• Your instructions: Search the data for the string "this" and gather each line it is in.

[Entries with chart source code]
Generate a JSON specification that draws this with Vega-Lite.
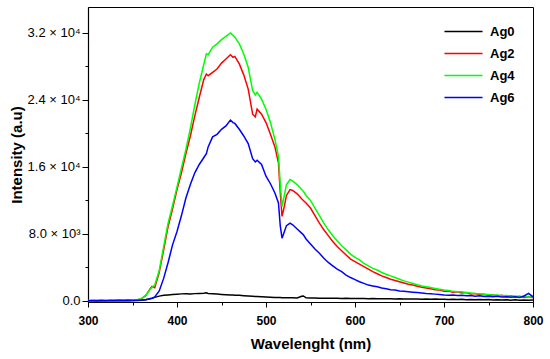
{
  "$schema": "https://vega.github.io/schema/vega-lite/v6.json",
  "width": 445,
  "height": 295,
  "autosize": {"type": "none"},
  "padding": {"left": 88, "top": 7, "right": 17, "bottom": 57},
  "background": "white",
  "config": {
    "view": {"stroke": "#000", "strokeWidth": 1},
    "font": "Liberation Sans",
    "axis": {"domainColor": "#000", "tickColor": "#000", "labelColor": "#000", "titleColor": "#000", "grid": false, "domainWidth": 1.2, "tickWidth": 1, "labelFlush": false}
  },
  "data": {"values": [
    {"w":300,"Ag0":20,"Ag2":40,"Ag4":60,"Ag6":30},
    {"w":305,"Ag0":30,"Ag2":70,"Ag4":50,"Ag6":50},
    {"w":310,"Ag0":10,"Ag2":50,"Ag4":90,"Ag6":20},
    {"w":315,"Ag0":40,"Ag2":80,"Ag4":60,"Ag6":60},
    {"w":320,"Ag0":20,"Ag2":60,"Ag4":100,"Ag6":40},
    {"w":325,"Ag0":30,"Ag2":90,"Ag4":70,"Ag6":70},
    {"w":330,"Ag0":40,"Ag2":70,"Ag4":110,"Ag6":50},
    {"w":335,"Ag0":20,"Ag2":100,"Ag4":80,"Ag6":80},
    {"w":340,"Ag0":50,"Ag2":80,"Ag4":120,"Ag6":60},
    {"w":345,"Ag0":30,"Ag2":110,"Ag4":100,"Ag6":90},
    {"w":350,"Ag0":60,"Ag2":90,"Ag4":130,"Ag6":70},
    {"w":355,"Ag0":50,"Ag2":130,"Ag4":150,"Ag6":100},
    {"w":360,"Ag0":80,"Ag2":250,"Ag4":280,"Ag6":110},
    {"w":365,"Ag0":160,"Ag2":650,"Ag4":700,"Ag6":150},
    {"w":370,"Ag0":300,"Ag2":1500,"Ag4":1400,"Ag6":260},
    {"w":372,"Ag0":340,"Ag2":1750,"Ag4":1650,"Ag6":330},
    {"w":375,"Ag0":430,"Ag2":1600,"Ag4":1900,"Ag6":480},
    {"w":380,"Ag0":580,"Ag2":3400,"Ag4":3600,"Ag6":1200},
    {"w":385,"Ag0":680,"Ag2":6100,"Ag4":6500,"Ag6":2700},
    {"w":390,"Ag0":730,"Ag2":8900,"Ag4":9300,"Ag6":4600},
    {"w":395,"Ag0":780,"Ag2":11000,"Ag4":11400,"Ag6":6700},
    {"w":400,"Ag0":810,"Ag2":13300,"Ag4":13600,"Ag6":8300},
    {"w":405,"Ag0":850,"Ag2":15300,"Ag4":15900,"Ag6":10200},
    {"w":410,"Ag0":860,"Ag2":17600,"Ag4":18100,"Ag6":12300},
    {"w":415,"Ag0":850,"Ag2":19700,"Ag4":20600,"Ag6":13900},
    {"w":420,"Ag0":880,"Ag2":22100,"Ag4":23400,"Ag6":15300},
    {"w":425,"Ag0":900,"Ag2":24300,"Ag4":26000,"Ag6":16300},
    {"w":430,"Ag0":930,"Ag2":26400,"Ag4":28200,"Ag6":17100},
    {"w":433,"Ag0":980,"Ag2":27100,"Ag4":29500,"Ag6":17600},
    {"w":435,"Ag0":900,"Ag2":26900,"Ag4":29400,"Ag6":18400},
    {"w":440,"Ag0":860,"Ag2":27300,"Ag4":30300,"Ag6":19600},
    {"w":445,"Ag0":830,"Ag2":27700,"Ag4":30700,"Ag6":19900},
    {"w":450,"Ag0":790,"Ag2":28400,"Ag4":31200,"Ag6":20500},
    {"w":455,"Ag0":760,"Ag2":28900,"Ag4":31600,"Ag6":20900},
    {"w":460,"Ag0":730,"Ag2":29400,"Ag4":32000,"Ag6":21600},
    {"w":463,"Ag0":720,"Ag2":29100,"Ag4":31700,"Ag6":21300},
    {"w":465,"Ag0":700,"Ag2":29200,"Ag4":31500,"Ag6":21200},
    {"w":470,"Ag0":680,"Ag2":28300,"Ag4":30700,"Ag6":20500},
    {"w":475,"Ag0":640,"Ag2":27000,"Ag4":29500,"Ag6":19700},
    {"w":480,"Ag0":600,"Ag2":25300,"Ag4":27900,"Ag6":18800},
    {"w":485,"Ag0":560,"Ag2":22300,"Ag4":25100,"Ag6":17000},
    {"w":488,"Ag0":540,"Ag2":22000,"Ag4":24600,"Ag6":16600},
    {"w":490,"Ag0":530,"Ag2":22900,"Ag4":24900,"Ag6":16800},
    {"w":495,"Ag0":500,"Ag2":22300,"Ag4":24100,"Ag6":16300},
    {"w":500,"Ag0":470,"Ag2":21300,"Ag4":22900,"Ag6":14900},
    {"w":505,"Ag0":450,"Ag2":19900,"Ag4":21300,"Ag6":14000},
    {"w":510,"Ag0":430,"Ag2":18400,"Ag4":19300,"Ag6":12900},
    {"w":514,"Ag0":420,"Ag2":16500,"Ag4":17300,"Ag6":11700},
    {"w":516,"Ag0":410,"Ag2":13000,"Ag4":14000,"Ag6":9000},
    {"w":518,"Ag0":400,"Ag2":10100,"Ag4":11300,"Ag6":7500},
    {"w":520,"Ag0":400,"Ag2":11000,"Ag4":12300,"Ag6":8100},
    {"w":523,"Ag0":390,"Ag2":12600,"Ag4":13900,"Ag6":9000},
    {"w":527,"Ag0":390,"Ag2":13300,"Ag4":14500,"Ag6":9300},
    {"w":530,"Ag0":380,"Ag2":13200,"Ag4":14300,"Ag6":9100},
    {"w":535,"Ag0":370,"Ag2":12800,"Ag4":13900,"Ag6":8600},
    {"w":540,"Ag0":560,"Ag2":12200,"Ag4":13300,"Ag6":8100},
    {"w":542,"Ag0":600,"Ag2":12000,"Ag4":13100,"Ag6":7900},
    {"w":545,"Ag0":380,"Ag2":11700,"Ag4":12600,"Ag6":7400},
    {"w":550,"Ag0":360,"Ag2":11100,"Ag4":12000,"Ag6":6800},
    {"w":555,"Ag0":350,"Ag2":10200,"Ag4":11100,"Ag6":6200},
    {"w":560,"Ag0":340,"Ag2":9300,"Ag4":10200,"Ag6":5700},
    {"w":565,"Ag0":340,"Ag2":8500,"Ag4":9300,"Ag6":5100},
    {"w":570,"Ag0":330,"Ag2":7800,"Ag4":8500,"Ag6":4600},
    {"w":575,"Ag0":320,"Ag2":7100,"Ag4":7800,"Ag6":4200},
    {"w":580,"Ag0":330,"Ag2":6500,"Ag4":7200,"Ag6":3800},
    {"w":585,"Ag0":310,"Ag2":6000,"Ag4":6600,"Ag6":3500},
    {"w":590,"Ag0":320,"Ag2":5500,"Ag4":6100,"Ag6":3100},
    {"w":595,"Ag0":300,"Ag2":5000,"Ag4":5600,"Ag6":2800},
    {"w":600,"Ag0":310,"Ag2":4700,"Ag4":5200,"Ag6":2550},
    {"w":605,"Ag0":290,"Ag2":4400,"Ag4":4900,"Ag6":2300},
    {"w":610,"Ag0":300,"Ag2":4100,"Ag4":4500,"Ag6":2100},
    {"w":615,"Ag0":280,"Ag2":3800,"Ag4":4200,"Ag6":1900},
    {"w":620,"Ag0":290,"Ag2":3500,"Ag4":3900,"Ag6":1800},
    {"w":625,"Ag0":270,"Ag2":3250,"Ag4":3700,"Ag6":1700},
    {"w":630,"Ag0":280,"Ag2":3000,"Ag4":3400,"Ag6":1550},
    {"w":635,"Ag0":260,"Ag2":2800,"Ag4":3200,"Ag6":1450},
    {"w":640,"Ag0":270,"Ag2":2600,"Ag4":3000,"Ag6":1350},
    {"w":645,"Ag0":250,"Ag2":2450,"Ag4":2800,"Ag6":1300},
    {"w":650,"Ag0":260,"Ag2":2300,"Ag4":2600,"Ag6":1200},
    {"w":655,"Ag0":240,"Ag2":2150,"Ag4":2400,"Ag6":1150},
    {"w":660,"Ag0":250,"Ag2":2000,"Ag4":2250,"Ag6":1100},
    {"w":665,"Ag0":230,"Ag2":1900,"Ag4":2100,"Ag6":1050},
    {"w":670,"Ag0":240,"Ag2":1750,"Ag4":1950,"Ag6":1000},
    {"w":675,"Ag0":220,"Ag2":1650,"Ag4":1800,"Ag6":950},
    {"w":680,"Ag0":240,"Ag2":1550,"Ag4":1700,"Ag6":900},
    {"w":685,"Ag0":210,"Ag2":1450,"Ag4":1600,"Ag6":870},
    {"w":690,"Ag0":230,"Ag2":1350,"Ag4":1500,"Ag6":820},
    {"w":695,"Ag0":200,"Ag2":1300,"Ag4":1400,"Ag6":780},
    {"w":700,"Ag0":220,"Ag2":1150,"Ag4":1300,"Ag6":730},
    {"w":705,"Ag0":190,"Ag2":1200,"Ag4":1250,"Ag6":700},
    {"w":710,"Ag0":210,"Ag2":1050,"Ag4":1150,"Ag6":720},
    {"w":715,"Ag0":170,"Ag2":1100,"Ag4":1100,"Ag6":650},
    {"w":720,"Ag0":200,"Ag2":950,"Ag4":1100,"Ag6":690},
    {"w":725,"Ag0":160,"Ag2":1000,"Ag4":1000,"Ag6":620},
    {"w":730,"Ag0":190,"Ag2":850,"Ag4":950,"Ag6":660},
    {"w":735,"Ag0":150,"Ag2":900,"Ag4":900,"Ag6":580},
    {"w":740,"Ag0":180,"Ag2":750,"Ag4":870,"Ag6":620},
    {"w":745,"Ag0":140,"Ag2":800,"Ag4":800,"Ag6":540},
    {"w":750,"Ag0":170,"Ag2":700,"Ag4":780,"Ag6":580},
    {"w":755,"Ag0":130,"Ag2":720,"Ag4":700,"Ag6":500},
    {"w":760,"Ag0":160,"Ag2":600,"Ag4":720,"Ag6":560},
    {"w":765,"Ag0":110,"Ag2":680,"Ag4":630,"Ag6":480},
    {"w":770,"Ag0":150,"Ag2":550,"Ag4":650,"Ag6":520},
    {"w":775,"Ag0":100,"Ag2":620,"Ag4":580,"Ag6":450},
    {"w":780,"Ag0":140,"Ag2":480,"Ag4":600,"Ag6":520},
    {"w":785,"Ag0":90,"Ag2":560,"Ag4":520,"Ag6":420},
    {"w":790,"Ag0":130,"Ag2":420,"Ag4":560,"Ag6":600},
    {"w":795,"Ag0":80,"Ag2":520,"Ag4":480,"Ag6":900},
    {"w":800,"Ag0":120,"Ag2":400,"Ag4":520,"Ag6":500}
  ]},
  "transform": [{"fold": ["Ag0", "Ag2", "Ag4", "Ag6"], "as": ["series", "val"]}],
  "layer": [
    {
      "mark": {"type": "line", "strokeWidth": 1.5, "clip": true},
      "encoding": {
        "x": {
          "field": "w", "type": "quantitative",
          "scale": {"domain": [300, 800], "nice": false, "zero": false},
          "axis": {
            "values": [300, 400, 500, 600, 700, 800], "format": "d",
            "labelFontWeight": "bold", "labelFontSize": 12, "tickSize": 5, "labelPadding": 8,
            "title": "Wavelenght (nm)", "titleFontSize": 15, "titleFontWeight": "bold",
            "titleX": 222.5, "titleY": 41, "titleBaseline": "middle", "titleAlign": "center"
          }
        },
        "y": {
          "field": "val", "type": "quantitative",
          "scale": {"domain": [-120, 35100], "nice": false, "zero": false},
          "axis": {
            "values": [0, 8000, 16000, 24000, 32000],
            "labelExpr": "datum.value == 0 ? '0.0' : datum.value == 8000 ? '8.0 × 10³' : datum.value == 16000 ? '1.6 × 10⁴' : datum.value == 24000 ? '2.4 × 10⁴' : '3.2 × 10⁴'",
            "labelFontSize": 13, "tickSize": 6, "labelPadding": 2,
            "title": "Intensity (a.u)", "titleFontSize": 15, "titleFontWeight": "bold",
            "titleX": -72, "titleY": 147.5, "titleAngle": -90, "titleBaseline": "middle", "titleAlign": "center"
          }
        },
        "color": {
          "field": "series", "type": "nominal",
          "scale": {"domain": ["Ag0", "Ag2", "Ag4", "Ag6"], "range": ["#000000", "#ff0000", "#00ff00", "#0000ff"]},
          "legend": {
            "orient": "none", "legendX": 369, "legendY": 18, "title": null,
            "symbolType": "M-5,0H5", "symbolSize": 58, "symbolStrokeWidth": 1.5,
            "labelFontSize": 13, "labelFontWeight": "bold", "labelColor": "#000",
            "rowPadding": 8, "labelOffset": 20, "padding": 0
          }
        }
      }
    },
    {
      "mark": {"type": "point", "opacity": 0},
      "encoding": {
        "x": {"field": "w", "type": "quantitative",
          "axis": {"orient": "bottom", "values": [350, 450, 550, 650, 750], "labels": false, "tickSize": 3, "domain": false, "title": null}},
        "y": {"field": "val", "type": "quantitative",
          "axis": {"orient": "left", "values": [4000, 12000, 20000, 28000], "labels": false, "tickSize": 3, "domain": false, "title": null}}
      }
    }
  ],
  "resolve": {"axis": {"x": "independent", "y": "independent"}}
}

==

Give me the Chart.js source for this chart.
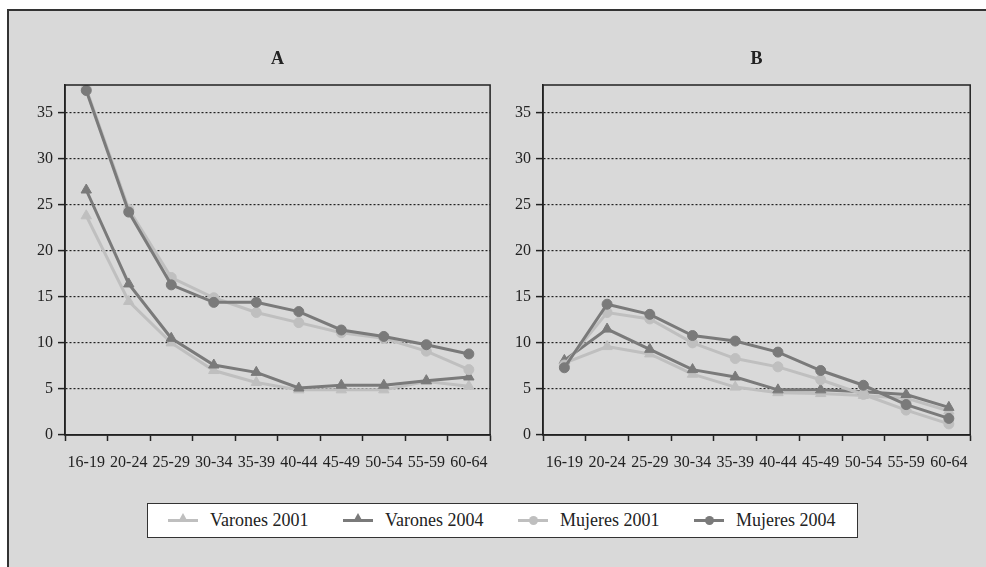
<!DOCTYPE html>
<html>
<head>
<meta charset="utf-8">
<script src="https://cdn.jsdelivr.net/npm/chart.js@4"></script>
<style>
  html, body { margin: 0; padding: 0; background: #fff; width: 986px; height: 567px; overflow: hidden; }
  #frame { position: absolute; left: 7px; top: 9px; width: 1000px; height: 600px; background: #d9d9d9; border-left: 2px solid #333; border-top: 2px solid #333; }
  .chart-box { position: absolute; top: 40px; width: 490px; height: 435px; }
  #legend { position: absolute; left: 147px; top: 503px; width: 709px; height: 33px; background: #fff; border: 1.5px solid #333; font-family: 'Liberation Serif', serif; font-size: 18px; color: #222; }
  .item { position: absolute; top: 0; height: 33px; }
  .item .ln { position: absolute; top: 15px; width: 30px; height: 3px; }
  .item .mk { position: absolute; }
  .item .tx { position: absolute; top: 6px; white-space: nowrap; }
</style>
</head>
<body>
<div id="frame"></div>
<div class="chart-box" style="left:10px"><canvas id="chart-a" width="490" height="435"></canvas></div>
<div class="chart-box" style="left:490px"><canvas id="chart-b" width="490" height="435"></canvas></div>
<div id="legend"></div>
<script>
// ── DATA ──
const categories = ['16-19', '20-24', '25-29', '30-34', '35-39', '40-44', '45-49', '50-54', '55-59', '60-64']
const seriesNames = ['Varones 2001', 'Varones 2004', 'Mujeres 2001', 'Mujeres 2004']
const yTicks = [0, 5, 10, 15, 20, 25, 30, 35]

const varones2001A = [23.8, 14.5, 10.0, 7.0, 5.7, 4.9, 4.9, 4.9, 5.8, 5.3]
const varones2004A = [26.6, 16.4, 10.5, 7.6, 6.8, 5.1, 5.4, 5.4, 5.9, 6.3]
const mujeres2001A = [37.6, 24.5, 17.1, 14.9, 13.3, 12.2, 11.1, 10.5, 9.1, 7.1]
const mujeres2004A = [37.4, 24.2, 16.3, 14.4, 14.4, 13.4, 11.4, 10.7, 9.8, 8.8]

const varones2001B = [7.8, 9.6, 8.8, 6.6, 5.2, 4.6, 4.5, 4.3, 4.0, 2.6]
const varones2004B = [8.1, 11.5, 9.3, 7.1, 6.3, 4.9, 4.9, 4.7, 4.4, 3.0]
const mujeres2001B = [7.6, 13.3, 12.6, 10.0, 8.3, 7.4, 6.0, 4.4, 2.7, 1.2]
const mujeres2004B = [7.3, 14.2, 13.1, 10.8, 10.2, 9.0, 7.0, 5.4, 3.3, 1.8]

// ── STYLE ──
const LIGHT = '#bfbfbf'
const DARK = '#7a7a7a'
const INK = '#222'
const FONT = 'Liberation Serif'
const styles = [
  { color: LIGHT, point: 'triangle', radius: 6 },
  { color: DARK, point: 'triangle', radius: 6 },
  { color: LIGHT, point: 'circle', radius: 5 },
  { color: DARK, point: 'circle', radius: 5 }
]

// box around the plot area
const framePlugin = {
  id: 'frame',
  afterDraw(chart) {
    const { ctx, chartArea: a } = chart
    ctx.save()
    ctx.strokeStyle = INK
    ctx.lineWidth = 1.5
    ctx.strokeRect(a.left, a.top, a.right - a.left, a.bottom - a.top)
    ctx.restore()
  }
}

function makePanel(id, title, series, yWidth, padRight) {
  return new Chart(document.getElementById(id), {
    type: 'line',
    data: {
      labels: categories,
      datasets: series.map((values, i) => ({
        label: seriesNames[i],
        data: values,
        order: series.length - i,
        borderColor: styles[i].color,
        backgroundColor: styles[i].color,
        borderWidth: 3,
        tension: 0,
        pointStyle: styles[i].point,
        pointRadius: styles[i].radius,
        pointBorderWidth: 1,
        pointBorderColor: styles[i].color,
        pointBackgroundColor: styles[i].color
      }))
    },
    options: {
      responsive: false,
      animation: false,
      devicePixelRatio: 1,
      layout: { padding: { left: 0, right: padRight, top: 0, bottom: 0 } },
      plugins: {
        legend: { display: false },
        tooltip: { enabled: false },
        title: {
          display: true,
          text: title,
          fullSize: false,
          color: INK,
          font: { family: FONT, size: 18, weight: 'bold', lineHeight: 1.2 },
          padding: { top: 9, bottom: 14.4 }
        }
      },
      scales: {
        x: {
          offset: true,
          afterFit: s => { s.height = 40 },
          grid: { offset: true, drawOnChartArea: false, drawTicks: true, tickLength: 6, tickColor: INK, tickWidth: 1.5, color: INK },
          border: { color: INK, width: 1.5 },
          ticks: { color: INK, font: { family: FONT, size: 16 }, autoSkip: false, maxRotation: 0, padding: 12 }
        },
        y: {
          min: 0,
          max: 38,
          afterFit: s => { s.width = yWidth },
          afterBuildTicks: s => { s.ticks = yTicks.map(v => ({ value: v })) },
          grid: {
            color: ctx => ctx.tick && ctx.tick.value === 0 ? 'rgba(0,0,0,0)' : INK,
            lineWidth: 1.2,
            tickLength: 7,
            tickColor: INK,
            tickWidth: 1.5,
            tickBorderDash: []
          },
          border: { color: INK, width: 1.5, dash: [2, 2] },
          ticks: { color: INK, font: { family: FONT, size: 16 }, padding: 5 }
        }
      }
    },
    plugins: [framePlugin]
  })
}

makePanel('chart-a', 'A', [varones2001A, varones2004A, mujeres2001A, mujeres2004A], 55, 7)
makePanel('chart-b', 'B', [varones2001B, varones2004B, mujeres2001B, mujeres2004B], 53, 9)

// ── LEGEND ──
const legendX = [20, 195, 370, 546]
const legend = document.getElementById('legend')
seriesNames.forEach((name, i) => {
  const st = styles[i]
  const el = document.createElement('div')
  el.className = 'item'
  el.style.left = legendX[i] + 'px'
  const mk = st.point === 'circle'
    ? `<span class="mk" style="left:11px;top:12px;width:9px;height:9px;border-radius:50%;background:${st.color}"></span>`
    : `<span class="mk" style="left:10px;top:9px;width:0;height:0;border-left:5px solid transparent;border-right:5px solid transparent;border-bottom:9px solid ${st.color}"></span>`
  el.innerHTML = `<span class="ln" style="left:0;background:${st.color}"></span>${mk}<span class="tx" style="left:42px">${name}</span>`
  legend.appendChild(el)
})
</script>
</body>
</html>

• Answer for the task:
Generate a JSON specification that draws this with Vega-Lite.
Give me the Chart.js source for this chart.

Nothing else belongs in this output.